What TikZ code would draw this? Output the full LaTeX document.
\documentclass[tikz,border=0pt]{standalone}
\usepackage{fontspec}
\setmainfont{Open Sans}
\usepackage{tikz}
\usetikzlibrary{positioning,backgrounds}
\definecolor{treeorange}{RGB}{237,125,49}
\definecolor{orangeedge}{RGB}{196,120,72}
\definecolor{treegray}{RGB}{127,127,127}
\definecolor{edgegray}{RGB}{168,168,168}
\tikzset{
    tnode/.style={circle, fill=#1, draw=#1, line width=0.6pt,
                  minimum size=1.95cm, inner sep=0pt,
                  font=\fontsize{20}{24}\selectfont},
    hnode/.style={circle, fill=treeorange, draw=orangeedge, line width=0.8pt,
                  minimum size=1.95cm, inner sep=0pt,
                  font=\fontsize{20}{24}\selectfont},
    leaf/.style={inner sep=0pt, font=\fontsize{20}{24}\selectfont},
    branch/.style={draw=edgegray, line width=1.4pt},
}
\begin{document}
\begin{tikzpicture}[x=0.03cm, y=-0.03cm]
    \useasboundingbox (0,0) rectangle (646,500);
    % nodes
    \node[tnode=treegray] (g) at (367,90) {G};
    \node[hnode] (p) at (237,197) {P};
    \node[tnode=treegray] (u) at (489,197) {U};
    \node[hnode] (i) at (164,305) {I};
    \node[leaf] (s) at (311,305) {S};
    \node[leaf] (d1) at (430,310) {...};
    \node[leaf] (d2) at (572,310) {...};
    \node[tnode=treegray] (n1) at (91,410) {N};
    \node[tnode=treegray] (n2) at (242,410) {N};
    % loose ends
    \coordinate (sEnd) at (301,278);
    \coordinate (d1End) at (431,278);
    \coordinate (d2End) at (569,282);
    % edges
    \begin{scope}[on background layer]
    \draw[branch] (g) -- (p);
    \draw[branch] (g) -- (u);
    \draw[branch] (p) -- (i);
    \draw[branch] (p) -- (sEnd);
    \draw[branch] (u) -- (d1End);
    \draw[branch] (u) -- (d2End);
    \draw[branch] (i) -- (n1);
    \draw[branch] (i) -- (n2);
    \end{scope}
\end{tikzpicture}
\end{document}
● ● ● ● ● ● ●
Print the material above once more, exactly.

What TikZ code would draw this? Output the full LaTeX document.
\documentclass[tikz,border=0pt]{standalone}
\usepackage{fontspec}
\setmainfont{Open Sans}
\usepackage{tikz}
\usetikzlibrary{positioning,backgrounds}
\definecolor{treeorange}{RGB}{237,125,49}
\definecolor{orangeedge}{RGB}{196,120,72}
\definecolor{treegray}{RGB}{127,127,127}
\definecolor{edgegray}{RGB}{168,168,168}
\tikzset{
    tnode/.style={circle, fill=#1, draw=#1, line width=0.6pt,
                  minimum size=1.95cm, inner sep=0pt,
                  font=\fontsize{20}{24}\selectfont},
    hnode/.style={circle, fill=treeorange, draw=orangeedge, line width=0.8pt,
                  minimum size=1.95cm, inner sep=0pt,
                  font=\fontsize{20}{24}\selectfont},
    leaf/.style={inner sep=0pt, font=\fontsize{20}{24}\selectfont},
    branch/.style={draw=edgegray, line width=1.4pt},
}
\begin{document}
\begin{tikzpicture}[x=0.03cm, y=-0.03cm]
    \useasboundingbox (0,0) rectangle (646,500);
    % nodes
    \node[tnode=treegray] (g) at (367,90) {G};
    \node[hnode] (p) at (237,197) {P};
    \node[tnode=treegray] (u) at (489,197) {U};
    \node[hnode] (i) at (164,305) {I};
    \node[leaf] (s) at (311,305) {S};
    \node[leaf] (d1) at (430,310) {...};
    \node[leaf] (d2) at (572,310) {...};
    \node[tnode=treegray] (n1) at (91,410) {N};
    \node[tnode=treegray] (n2) at (242,410) {N};
    % loose ends
    \coordinate (sEnd) at (301,278);
    \coordinate (d1End) at (431,278);
    \coordinate (d2End) at (569,282);
    % edges
    \begin{scope}[on background layer]
    \draw[branch] (g) -- (p);
    \draw[branch] (g) -- (u);
    \draw[branch] (p) -- (i);
    \draw[branch] (p) -- (sEnd);
    \draw[branch] (u) -- (d1End);
    \draw[branch] (u) -- (d2End);
    \draw[branch] (i) -- (n1);
    \draw[branch] (i) -- (n2);
    \end{scope}
\end{tikzpicture}
\end{document}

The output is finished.